Frequently Asked Questions

How much profit can a new Airbnb host make after fees?

Profit depends on location, debt, occupancy, nightly rate, cleaning cost, and repairs. A host with low debt and strong pricing may keep healthy cash flow. A host with a high mortgage and frequent turnover may keep far less than expected.

Is Airbnb still worth it after taxes and maintenance?

It can be worth it when the property has legal demand, controlled costs, and enough rate strength to cover slow months. It becomes risky when owners rely on peak-season income and ignore repairs, taxes, insurance, and their own time.

What expenses should Airbnb hosts track every month?

Track mortgage or rent, utilities, internet, cleaning, supplies, repairs, insurance, platform fees, local taxes, software, permits, lawn care, pest control, laundry, and furniture replacement. Also track unpaid owner labor so the profit number reflects real effort.

Do Airbnb hosts pay taxes on rental income?

Most hosts must report rental income, though deductions may reduce taxable profit. The right tax form can depend on personal use, services provided, and how the property operates. A tax professional can help prevent expensive mistakes.

What is a good occupancy rate for an Airbnb rental?
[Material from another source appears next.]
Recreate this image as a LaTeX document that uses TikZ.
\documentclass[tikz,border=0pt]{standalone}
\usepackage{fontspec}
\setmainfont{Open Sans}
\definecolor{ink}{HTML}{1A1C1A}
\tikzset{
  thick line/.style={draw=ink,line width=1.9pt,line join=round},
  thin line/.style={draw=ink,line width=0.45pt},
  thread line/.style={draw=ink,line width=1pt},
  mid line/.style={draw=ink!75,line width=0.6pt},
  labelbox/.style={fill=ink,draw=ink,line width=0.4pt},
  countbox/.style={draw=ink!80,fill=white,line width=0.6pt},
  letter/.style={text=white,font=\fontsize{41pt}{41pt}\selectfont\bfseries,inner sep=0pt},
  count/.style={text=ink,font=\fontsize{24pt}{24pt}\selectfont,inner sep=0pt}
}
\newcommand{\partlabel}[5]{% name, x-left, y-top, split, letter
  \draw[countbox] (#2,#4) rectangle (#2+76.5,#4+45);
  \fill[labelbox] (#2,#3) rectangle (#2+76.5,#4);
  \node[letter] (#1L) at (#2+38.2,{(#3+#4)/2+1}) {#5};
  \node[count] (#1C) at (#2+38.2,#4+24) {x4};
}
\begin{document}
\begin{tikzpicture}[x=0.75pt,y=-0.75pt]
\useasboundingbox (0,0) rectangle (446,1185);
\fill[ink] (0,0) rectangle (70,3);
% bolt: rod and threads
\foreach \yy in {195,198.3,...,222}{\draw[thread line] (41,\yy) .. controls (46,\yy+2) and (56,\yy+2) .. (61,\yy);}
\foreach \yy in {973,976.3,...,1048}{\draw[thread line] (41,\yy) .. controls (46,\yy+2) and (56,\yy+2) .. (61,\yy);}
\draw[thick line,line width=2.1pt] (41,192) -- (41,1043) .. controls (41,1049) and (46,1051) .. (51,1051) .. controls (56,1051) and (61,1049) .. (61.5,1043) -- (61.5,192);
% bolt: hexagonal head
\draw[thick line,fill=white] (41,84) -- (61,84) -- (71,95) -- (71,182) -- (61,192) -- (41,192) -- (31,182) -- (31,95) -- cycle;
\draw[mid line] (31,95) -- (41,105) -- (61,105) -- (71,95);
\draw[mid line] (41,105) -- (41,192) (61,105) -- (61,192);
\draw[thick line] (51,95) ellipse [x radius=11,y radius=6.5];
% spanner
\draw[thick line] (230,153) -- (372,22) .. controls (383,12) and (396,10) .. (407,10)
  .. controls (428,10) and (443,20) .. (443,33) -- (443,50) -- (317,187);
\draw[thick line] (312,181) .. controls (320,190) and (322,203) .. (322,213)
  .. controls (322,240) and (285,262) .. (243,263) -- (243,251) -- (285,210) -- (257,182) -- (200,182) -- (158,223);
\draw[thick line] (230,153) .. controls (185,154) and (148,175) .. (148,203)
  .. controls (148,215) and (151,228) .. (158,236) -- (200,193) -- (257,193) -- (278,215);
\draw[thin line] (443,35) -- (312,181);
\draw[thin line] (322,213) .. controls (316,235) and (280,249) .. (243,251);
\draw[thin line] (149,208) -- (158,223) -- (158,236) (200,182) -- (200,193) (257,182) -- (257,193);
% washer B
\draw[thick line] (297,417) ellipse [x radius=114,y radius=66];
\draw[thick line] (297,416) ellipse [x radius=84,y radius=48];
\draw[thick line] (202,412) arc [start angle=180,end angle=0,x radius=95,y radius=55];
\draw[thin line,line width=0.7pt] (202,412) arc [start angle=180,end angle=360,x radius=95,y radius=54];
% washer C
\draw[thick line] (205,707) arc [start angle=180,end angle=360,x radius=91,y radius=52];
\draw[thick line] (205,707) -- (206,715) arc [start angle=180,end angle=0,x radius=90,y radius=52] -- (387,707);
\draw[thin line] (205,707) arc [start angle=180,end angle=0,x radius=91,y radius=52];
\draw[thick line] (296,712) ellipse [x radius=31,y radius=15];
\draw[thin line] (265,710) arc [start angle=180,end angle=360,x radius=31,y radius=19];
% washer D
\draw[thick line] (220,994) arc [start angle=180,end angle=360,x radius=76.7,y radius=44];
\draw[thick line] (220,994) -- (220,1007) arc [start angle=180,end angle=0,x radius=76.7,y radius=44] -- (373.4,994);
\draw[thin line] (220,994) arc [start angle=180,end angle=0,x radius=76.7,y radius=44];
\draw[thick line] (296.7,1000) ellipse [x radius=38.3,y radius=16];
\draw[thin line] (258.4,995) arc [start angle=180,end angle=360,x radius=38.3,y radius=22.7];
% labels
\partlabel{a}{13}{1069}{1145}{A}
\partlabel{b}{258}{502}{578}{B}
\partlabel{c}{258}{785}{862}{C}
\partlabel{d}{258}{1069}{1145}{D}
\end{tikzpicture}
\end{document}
A good occupancy rate is the one that supports strong net income, not the highest possible booking count. In some markets, 55% occupancy at strong rates can beat 85% occupancy with heavy discounts and constant cleaning costs.

How much should hosts save for repairs and replacements?

Many hosts keep a separate reserve instead of hoping repairs stay small. The right amount depends on property age, guest volume, climate, amenities, and furniture quality. Hot tubs, pools, older homes, and large groups need larger reserves.

Are cleaning fees included in Airbnb profit?

Cleaning fees may be collected from guests, but they should not be treated as profit unless they exceed the cleaner’s cost and related supplies. High cleaning fees can also hurt bookings, especially for short stays.

What makes an Airbnb rental lose money?

Common causes include overpaying for the property, weak pricing, poor location, strict local rules, high debt, low-quality cleaning, underfunded repairs, bad reviews, and ignoring taxes. Most losses come from several small mistakes, not one big one.